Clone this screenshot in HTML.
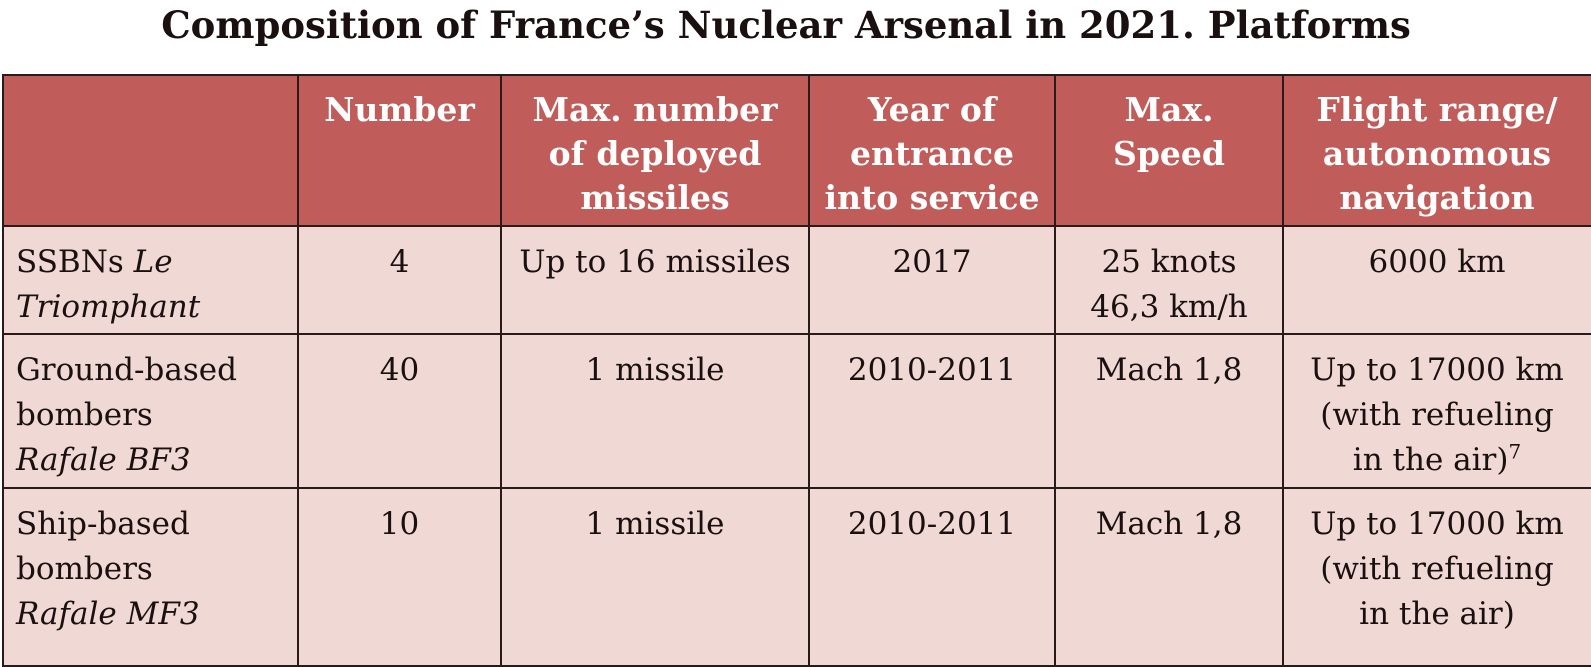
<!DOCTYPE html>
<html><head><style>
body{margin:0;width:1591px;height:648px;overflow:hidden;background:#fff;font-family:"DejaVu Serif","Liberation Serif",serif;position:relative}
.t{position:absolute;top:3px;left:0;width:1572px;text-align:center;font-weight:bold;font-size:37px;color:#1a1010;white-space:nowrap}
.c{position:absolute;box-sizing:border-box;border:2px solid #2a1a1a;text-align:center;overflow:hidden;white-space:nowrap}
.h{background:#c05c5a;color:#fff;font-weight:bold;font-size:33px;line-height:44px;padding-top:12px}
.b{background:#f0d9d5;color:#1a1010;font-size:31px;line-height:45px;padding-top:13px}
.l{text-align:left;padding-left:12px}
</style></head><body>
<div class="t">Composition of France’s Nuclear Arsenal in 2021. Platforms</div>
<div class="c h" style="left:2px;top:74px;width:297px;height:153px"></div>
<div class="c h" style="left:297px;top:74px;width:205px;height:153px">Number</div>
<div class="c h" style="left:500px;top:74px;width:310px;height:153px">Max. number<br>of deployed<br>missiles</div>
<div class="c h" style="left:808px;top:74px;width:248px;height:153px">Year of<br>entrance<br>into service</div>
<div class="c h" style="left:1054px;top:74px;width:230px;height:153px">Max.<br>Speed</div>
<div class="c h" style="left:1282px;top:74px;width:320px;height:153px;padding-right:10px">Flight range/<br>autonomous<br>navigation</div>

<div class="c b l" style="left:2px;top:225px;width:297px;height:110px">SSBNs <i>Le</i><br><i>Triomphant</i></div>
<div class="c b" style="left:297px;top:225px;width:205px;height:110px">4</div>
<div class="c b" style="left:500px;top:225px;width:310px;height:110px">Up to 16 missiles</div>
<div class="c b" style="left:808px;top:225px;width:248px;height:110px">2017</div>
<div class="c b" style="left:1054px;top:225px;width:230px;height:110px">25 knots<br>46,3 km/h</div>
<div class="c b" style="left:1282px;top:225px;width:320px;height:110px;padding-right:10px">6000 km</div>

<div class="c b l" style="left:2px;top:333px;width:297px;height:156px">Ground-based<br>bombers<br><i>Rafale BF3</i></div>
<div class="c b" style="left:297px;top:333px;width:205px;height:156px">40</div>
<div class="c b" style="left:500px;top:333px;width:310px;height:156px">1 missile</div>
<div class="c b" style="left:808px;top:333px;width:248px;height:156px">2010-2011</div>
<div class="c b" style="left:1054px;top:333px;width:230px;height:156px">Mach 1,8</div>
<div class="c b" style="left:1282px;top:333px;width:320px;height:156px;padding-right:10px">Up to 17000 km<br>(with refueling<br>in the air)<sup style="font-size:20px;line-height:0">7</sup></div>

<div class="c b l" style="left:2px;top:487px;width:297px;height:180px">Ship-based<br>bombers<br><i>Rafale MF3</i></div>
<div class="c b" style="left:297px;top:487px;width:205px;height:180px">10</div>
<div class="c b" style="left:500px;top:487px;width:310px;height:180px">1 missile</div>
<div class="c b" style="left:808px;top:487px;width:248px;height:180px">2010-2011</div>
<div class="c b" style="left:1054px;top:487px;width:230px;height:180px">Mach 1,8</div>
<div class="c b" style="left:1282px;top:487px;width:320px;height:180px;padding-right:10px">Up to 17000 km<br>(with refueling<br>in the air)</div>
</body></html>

---

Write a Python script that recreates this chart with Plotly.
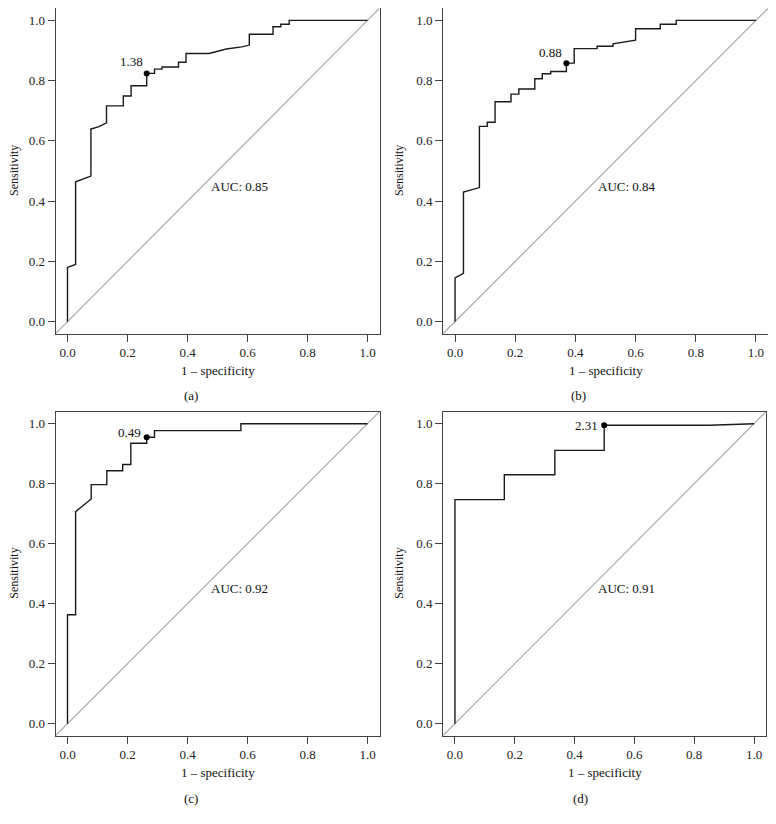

--

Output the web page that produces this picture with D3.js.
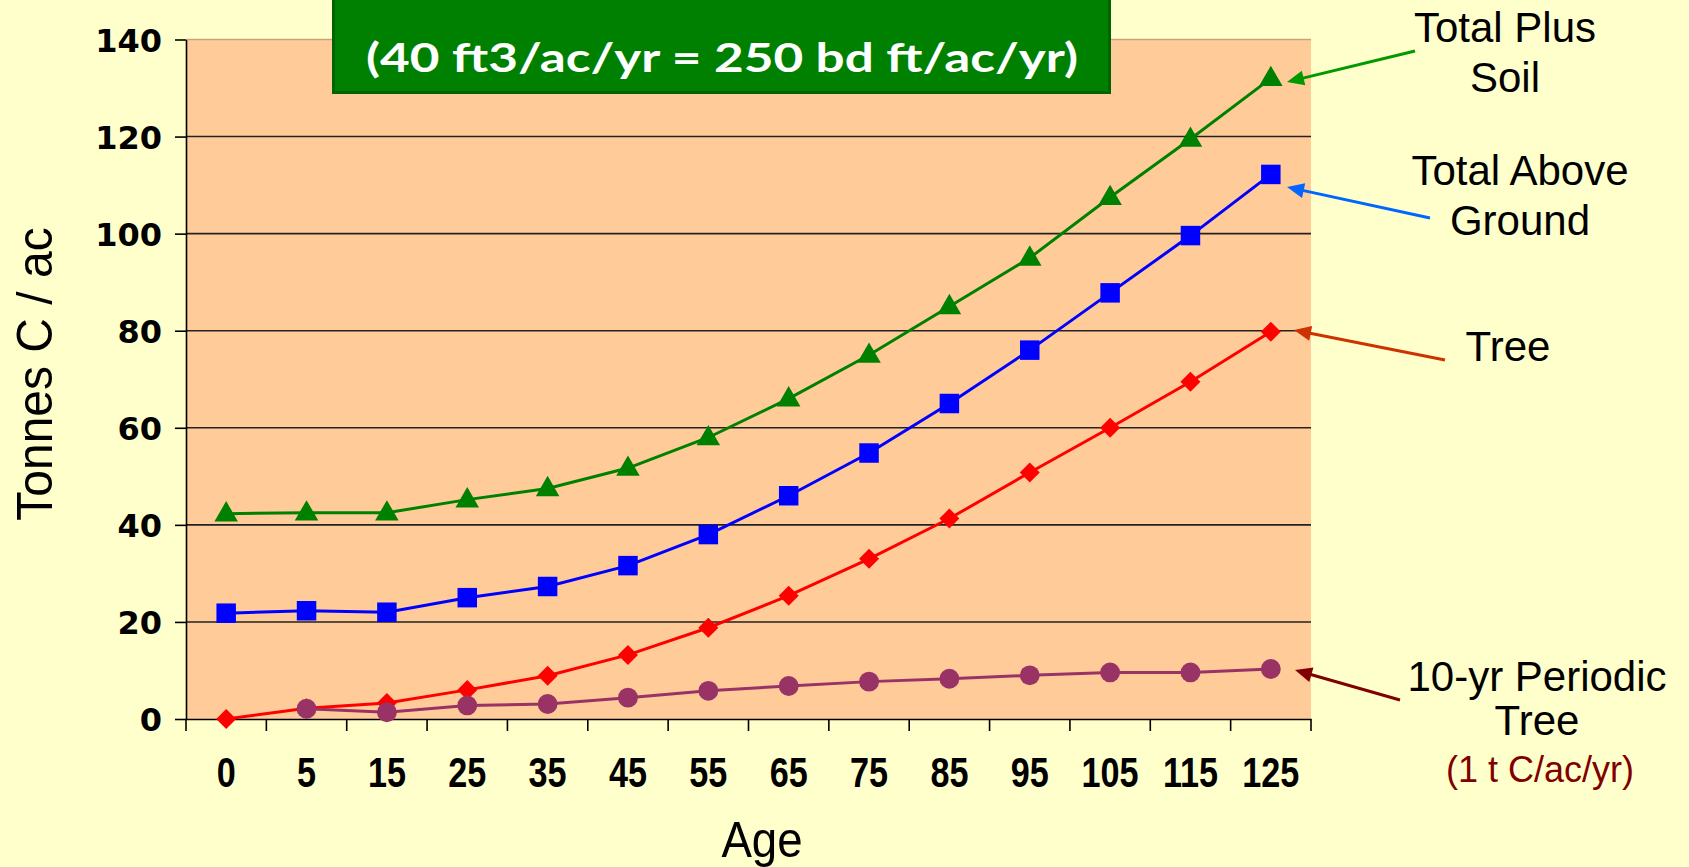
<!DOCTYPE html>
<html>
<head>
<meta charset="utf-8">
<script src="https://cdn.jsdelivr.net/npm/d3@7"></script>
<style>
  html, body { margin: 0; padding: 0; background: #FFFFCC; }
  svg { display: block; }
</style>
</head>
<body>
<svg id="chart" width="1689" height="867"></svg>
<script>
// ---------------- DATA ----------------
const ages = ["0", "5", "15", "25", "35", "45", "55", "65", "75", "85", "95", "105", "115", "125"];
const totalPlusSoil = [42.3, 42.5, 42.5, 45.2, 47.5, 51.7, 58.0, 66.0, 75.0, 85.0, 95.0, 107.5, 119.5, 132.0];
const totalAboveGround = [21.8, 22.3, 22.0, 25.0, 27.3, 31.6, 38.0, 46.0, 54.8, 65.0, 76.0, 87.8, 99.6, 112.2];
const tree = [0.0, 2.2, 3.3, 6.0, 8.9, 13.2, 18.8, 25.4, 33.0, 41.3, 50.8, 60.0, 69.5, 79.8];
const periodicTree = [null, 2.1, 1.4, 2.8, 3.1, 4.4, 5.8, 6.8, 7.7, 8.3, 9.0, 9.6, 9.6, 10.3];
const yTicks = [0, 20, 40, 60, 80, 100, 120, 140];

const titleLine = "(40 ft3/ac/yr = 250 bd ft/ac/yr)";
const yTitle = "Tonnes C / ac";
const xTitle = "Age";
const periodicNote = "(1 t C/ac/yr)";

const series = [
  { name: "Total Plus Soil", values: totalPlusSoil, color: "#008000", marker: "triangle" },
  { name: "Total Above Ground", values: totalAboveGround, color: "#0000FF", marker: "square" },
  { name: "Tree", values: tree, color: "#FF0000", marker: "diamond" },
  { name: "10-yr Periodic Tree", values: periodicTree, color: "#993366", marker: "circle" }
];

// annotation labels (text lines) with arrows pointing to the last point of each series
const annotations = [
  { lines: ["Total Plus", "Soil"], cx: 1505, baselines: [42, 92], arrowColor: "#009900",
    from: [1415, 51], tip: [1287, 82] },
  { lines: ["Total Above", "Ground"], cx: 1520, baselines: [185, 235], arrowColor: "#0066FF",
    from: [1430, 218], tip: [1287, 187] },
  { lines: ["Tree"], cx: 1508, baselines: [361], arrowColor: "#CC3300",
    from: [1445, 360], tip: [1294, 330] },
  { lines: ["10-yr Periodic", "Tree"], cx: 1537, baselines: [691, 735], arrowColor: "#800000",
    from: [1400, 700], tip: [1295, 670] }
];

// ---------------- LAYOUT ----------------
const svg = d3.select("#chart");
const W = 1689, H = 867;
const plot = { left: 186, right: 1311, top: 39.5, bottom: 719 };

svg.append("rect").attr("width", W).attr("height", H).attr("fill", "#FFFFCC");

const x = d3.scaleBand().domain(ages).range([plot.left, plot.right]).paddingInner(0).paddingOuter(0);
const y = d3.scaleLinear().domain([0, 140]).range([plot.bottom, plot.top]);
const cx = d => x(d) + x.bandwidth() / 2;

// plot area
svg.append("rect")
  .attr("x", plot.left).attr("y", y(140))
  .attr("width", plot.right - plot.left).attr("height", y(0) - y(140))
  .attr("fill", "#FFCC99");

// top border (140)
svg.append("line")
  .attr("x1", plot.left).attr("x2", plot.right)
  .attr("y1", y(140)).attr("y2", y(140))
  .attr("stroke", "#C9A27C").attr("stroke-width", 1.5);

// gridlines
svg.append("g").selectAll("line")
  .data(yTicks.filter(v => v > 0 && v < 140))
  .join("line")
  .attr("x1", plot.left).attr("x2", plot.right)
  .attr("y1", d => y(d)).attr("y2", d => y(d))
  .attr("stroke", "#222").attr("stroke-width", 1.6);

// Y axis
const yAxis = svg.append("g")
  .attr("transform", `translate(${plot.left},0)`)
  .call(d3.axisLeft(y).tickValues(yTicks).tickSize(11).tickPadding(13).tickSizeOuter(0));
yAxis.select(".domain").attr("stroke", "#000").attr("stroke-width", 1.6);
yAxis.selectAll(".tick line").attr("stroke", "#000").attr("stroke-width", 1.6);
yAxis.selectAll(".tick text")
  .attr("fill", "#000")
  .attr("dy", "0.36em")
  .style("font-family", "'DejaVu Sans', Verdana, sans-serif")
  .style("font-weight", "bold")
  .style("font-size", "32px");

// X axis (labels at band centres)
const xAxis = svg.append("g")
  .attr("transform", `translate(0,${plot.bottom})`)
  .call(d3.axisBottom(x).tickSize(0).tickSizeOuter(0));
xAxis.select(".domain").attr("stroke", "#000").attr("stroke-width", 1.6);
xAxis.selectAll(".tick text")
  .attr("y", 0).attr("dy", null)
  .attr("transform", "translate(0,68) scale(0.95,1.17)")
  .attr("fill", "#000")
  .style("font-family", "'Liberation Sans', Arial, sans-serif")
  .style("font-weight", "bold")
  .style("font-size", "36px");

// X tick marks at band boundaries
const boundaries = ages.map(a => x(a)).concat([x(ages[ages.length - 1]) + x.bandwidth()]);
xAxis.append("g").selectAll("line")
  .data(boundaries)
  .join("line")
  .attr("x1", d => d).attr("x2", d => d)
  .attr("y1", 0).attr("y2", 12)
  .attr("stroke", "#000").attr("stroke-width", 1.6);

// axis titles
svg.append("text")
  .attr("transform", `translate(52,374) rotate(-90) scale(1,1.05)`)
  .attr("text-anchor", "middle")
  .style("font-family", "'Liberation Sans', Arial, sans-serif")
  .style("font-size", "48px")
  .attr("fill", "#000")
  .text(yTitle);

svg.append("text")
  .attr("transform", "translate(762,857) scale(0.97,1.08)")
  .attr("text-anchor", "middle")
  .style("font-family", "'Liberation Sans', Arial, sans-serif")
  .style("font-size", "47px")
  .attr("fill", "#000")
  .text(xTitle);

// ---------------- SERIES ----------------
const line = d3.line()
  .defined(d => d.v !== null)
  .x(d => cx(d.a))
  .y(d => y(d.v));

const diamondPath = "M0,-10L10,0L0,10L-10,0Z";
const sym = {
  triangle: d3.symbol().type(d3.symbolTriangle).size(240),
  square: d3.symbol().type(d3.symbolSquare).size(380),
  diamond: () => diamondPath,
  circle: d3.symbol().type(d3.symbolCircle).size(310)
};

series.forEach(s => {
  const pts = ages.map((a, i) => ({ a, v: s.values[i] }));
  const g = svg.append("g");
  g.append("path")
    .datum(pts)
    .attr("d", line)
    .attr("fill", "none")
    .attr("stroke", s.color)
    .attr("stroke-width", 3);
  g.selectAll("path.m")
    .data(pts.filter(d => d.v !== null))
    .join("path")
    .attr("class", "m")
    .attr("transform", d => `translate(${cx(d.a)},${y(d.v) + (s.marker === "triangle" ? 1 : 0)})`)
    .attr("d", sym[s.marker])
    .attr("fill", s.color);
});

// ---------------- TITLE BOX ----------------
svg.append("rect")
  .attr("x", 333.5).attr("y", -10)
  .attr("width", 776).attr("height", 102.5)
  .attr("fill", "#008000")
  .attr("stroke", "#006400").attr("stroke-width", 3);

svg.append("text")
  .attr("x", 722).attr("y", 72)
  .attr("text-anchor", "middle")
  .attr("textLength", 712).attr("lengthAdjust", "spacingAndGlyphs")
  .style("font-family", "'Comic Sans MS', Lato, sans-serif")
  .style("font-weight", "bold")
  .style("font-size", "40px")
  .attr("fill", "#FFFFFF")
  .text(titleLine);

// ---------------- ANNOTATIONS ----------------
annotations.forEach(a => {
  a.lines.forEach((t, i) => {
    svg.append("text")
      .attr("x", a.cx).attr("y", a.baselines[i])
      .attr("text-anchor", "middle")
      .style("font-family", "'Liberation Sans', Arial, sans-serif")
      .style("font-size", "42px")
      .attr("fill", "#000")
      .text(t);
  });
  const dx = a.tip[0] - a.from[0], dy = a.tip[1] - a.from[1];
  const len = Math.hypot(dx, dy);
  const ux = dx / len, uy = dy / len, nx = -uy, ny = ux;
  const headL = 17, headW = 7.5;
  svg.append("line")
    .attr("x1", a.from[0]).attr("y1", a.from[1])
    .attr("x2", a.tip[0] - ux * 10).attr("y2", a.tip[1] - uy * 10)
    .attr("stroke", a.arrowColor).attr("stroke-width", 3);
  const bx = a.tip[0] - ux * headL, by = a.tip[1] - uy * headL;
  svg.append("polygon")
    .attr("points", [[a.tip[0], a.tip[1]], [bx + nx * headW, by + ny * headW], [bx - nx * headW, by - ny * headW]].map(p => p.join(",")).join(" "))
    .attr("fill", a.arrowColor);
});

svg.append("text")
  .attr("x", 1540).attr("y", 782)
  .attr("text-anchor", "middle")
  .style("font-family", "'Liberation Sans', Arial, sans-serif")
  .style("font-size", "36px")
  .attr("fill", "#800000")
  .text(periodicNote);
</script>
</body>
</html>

▸ Problem statement: Take the lines above starting at the one containing "Output the web" and ending at the one containing "const yTicks = [0, 20, 40, 60, 80, 100, 120, 140];", and print them again exactly, without pictures.

▸ Task response:
Output the web page that produces this picture with D3.js.
<!DOCTYPE html>
<html>
<head>
<meta charset="utf-8">
<script src="https://cdn.jsdelivr.net/npm/d3@7"></script>
<style>
  html, body { margin: 0; padding: 0; background: #FFFFCC; }
  svg { display: block; }
</style>
</head>
<body>
<svg id="chart" width="1689" height="867"></svg>
<script>
// ---------------- DATA ----------------
const ages = ["0", "5", "15", "25", "35", "45", "55", "65", "75", "85", "95", "105", "115", "125"];
const totalPlusSoil = [42.3, 42.5, 42.5, 45.2, 47.5, 51.7, 58.0, 66.0, 75.0, 85.0, 95.0, 107.5, 119.5, 132.0];
const totalAboveGround = [21.8, 22.3, 22.0, 25.0, 27.3, 31.6, 38.0, 46.0, 54.8, 65.0, 76.0, 87.8, 99.6, 112.2];
const tree = [0.0, 2.2, 3.3, 6.0, 8.9, 13.2, 18.8, 25.4, 33.0, 41.3, 50.8, 60.0, 69.5, 79.8];
const periodicTree = [null, 2.1, 1.4, 2.8, 3.1, 4.4, 5.8, 6.8, 7.7, 8.3, 9.0, 9.6, 9.6, 10.3];
const yTicks = [0, 20, 40, 60, 80, 100, 120, 140];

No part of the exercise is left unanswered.